[MATERIAL start]

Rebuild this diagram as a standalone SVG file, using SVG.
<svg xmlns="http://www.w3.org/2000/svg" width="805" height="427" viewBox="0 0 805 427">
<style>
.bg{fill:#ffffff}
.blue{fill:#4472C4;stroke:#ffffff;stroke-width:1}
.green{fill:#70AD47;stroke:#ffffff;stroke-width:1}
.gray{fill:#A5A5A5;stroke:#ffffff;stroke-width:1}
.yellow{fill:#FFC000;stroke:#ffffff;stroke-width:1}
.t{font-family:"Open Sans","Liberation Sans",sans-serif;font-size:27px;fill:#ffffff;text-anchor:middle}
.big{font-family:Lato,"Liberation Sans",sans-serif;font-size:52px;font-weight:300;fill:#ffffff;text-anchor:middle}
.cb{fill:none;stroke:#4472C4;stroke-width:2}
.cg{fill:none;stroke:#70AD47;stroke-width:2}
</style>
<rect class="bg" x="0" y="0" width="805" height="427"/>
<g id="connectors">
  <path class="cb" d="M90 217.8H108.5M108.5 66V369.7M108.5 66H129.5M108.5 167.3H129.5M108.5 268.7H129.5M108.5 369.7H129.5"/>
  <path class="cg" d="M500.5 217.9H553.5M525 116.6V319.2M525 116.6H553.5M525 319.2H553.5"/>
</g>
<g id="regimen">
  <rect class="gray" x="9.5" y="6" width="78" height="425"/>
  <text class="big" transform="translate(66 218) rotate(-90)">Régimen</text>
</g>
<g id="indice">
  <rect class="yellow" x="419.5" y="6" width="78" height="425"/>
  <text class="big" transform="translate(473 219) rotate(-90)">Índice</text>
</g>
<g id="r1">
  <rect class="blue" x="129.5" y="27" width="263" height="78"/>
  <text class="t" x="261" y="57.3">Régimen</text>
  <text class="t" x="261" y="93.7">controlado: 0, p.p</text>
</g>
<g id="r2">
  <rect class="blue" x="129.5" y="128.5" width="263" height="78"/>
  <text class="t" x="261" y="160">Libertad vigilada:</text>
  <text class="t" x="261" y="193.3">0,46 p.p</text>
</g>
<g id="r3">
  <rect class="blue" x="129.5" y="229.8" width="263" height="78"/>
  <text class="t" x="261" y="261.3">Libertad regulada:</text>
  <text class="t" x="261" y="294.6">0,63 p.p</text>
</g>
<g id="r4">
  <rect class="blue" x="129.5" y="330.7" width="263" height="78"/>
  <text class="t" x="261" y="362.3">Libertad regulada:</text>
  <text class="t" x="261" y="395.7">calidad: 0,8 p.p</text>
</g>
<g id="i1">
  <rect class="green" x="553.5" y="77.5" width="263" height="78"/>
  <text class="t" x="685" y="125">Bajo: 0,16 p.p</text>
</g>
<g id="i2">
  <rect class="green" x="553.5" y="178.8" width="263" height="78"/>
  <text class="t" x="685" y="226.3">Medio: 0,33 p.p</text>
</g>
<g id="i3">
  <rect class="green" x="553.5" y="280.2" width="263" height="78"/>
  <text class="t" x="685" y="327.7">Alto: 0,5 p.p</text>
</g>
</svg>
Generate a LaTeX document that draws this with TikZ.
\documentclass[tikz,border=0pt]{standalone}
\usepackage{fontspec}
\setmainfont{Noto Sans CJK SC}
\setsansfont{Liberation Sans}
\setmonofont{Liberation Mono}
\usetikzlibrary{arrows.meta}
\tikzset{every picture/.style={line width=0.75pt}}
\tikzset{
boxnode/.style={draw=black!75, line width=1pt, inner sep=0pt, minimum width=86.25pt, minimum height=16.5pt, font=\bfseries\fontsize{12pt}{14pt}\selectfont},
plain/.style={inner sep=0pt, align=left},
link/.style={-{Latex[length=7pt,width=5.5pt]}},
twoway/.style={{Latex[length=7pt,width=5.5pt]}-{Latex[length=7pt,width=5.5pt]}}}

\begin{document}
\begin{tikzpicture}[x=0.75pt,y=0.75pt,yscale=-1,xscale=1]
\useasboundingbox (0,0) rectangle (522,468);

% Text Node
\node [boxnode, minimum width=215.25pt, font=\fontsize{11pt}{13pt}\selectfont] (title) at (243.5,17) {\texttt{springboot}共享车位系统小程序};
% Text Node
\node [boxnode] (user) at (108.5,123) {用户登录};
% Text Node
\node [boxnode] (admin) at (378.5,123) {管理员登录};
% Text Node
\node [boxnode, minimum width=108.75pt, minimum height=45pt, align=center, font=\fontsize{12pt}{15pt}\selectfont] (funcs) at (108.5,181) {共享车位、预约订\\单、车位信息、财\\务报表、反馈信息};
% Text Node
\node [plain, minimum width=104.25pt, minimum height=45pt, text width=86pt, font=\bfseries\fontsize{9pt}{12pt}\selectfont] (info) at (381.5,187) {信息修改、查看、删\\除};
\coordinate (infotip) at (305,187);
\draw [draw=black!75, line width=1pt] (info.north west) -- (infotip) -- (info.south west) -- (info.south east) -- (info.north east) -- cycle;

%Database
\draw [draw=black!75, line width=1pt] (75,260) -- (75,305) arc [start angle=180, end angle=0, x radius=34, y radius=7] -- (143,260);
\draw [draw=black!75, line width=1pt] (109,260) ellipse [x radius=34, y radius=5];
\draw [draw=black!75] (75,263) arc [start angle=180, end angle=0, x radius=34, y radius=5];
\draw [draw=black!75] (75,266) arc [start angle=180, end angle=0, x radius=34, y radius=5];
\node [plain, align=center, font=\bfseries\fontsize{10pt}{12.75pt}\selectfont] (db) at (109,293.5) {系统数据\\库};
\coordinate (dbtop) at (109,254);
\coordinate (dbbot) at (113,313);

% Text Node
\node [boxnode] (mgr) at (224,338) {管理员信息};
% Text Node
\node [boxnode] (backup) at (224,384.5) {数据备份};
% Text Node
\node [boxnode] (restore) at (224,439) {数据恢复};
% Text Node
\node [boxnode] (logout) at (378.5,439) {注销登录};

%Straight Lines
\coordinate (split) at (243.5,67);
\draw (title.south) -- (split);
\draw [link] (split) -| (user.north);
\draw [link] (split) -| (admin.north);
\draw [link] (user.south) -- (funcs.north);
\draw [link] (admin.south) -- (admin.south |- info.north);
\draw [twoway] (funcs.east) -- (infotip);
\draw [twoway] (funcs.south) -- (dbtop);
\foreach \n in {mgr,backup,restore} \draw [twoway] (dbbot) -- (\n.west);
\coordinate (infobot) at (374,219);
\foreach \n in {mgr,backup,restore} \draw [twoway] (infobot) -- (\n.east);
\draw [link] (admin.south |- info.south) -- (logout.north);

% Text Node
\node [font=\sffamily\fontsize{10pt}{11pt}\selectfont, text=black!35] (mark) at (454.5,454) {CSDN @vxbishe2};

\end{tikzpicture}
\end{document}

[MATERIAL end]
[MATERIAL start]

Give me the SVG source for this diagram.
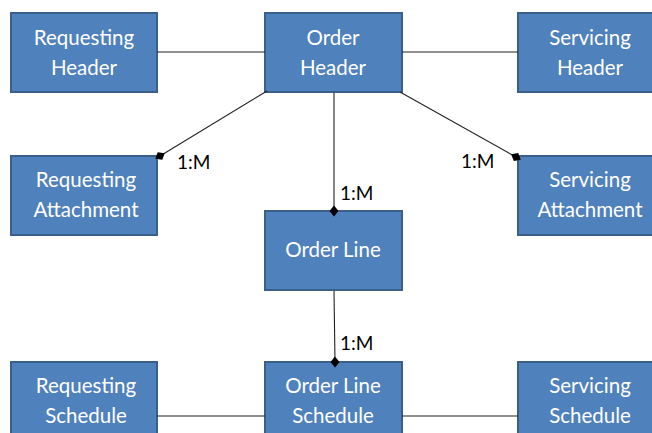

[MATERIAL end]
[MATERIAL start]

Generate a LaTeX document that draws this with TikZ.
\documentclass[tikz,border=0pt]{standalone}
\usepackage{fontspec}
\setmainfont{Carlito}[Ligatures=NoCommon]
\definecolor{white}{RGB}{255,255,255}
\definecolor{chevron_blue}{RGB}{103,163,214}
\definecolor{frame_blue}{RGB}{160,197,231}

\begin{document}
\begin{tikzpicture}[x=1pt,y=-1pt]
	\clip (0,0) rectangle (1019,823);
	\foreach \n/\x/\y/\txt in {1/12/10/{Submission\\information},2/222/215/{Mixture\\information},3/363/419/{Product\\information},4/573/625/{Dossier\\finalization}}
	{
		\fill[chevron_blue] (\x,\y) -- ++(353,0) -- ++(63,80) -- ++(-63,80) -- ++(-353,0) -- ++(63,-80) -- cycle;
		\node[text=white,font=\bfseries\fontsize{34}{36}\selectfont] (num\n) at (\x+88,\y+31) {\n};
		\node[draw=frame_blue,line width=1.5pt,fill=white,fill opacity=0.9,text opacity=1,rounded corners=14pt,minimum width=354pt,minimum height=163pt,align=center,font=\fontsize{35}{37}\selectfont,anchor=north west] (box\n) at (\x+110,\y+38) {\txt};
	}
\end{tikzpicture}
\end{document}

[MATERIAL end]

» **EXERCISE OBJECTIVE**
Locate and copy each line in the data above that includes the word "this".

» **EXERCISE RESPONSE**
Rebuild this diagram as a standalone SVG file, using SVG.
Generate a LaTeX document that draws this with TikZ.
Give me the SVG source for this diagram.
Generate a LaTeX document that draws this with TikZ.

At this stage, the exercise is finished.